A draft ordinance to regulate payday and auto title lenders is headed for the Waco City Council next month after it won strong support at a public meeting Tuesday.
About 75 people attended the forum, mostly favoring limits on the terms of short-term loans, though a handful objected. Mayor Malcolm Duncan Jr. said the public interest in the ordinance justifies “real consideration” by the council.
The ordinance mirrors others that have passed in some 28 cities around Texas, with provisions that so far have withstood lawsuits by the industry. The ordinance does not cap interest rates, which often amount to more than 500 percent per year, but it limits the size of the loan based on income and limits the number of times it can be renewed.
Alexis Christensen, who helped organize the local group Citizens for Responsible Lending around the payday issue, said the group is pro-business.
“But we do not want to see businesses predicated on the failure of customers,” Christensen said.
Proponents of the regulations, including bankers, professors, ministers and nonprofit workers, said the payday industry traps people in a cycle of debt and impoverishes the whole community.
Elaine Seeber of Waco said payday lenders take advantage of “financial desperation” that comes when someone’s basic needs for shelter, clothing, utilities and food are unmet. Seeber said she found herself in that situation about 20 years ago as a single mother.
“The only question on your mind is ‘how can I ethically, legally and morally get some money?’ ” she said. “You don’t think about the consequences. All you see is the chance to have some groceries and a warm home. I’ve been there more than once with fear, desperation and loneliness.”
Steve Bradley, an associate professor of entrepreneurship at Baylor University who has studied “microcredit” programs, said he doesn’t especially like payday loans, but traditional lenders aren’t serving the niche of people who take them.
“My concern is that by us trying to do good by getting rid of these lenders that encourage bad habits, what’s going to happen when you pull credit away from the poor?” Bradley said.
Mark Reynolds, a regional president for Extraco Banks, agreed financial regulations can have unintended consequences, but he wanted to make his support for the ordinance “loud and clear.”
“It’s a step in the right direction, and it will drive a more reasonable interest rate that allows people to get out of debt quicker,” Reynolds said.
Lisa Dickison, a political activist aligned with the tea party movement, opposed the ordinance.
“I don’t believe it’s the proper role of government to protect a person from their own improper decisions,” Dickison said. She also objected to others who called payday lenders “predatory.”
“A predator seeks out and hunts their prey,” Dickison said. “People who take out these loans don’t do so involuntarily. It’s not something foisted on them. I’ve been a customer of these places in the past, and they don’t take your hands and make you take out these loans. I don’t think it’s helpful to remove these options.”’
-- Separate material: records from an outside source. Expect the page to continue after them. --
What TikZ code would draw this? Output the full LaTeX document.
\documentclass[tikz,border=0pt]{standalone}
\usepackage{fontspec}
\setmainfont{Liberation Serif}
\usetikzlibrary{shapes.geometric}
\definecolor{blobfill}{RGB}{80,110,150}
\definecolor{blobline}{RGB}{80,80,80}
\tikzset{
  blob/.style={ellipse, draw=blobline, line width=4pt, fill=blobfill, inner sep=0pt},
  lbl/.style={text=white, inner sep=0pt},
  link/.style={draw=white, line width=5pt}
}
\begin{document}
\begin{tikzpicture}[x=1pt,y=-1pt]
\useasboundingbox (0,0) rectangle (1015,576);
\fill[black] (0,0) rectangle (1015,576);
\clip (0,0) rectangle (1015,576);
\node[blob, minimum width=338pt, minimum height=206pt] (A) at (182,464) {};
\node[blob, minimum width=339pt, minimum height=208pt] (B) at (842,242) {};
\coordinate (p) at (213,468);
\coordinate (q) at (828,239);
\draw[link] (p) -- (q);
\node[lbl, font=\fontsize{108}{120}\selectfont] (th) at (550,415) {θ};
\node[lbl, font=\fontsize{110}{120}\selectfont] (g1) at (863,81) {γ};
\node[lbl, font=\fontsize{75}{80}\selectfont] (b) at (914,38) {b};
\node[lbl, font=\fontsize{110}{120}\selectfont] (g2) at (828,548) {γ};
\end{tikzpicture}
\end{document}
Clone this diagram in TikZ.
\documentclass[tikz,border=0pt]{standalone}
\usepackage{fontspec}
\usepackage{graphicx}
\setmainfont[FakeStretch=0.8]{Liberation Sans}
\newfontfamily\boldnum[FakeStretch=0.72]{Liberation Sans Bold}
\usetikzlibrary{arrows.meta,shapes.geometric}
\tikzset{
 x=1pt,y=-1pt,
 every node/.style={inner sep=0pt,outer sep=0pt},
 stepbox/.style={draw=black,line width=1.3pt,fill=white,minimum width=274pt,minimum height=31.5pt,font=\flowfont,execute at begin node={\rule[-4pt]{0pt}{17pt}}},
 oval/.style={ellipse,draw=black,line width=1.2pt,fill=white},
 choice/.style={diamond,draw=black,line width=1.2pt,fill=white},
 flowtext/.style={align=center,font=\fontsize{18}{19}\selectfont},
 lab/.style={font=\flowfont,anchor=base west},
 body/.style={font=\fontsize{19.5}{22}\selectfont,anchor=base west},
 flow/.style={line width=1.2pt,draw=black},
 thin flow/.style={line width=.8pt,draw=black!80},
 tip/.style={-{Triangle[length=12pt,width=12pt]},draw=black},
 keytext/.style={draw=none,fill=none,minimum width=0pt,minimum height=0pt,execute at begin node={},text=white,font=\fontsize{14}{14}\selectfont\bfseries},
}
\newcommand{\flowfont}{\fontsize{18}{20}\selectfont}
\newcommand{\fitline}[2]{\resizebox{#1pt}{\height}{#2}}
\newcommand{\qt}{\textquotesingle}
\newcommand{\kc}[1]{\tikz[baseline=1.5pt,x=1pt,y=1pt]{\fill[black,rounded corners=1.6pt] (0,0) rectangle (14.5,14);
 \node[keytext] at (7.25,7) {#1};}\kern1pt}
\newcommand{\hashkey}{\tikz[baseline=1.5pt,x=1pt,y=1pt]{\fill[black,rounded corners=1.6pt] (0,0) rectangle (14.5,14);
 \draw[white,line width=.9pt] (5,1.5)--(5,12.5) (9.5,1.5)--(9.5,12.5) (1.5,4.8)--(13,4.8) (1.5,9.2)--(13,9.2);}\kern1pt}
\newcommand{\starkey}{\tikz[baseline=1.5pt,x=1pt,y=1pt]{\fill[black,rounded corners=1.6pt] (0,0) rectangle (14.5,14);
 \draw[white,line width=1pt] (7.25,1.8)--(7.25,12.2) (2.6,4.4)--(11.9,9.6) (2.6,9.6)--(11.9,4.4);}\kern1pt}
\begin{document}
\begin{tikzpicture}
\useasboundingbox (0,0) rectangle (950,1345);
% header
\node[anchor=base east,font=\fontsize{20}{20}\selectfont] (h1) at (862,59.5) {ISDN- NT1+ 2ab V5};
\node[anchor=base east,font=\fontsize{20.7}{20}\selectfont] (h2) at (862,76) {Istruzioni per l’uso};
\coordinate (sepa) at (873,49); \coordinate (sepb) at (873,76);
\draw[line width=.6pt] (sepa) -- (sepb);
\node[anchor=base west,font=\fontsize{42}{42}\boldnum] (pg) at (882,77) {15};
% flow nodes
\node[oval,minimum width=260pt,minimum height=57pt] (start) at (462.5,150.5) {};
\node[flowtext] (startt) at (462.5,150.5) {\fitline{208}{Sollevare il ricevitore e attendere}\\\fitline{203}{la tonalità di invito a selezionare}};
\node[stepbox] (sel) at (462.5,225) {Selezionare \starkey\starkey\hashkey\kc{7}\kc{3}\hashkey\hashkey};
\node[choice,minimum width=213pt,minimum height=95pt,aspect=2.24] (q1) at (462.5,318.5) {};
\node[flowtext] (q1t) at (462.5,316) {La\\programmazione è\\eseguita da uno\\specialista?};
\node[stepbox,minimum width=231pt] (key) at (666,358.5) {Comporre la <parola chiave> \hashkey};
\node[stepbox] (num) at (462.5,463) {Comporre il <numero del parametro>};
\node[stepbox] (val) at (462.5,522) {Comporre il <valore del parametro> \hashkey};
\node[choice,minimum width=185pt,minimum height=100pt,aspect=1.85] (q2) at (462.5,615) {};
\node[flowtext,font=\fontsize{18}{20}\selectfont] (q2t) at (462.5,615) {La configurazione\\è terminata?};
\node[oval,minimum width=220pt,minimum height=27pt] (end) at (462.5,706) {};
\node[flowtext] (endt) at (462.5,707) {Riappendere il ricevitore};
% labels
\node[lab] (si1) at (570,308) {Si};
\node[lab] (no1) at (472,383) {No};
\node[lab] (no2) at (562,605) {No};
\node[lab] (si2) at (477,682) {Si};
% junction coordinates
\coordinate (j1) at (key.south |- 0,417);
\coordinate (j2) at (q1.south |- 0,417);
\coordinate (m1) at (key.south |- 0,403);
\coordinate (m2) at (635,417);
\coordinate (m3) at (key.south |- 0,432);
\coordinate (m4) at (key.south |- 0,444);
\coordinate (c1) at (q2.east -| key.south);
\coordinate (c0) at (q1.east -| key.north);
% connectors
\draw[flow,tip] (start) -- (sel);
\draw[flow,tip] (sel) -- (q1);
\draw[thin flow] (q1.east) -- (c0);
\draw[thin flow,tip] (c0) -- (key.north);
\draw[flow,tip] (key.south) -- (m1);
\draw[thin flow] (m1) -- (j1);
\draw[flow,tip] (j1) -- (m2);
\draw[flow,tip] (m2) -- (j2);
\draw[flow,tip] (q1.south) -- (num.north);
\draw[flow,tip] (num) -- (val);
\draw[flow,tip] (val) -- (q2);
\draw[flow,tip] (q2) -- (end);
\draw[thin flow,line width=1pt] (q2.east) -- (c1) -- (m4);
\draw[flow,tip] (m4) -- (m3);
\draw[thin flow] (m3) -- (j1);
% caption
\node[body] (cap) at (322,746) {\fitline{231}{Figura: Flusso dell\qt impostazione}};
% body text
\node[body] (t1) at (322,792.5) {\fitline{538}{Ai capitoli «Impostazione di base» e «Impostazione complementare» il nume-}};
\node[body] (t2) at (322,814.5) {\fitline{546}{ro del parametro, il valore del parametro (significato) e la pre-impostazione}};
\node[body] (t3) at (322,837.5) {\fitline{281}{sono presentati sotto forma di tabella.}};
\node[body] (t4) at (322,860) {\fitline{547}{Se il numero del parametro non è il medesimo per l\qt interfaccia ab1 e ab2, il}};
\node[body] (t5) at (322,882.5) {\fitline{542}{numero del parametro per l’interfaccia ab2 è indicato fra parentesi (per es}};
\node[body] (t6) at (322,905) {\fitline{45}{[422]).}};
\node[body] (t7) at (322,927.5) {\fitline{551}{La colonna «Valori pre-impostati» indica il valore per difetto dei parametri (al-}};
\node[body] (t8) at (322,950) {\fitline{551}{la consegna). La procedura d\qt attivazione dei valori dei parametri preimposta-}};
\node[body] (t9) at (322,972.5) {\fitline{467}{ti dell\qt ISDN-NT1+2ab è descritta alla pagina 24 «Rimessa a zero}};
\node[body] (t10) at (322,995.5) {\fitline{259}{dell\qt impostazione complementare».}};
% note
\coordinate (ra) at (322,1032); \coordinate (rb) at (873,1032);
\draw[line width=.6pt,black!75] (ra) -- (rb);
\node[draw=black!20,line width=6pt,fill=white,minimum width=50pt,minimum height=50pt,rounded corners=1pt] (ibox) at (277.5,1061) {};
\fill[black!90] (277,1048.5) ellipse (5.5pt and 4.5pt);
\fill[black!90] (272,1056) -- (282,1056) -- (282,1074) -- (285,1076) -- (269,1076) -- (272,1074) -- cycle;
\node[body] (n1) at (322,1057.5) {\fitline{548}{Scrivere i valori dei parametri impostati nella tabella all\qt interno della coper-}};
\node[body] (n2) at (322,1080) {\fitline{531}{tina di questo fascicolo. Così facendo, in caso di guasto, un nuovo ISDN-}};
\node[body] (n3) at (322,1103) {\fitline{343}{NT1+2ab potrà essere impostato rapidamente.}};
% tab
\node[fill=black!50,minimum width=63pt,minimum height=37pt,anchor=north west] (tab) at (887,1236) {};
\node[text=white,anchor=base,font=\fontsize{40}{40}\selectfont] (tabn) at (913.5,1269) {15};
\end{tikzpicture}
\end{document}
Dickison said she took a $700 loan once so she could repair her car, which allowed her to keep her job.
But Lori Latimer, a Family Abuse Center case manager who works with homeless people, said she more often sees payday loans themselves as a cause of financial ruin. She recounted the story of one client who took an auto title loan to repair her vehicle, then got her car repossessed and lost her job.
“I’m very familiar with the devastating consequences of title and payday loans,” Latimer said.
City of Waco officials have been discussing payday loans for several years and have been part of a new nonprofit alternative to payday loans. The Community Loan Center recently started offering city and Waco school district employees lower-interest short-term loans and is expected to spread to other employers.
But in recent weeks, Councilman Dillon Meek has urged the council to go further and regulate payday and auto title lenders.
Christensen said she and others concerned about payday lending visited with city officials two years ago but were told the council would like to see a grass-roots effort before moving forward with an ordinance.
“You all are part of that grass-roots movement,” Christensen told the crowd Tuesday night. “I think the constituents have spoken. The people who make Waco great have spoken.”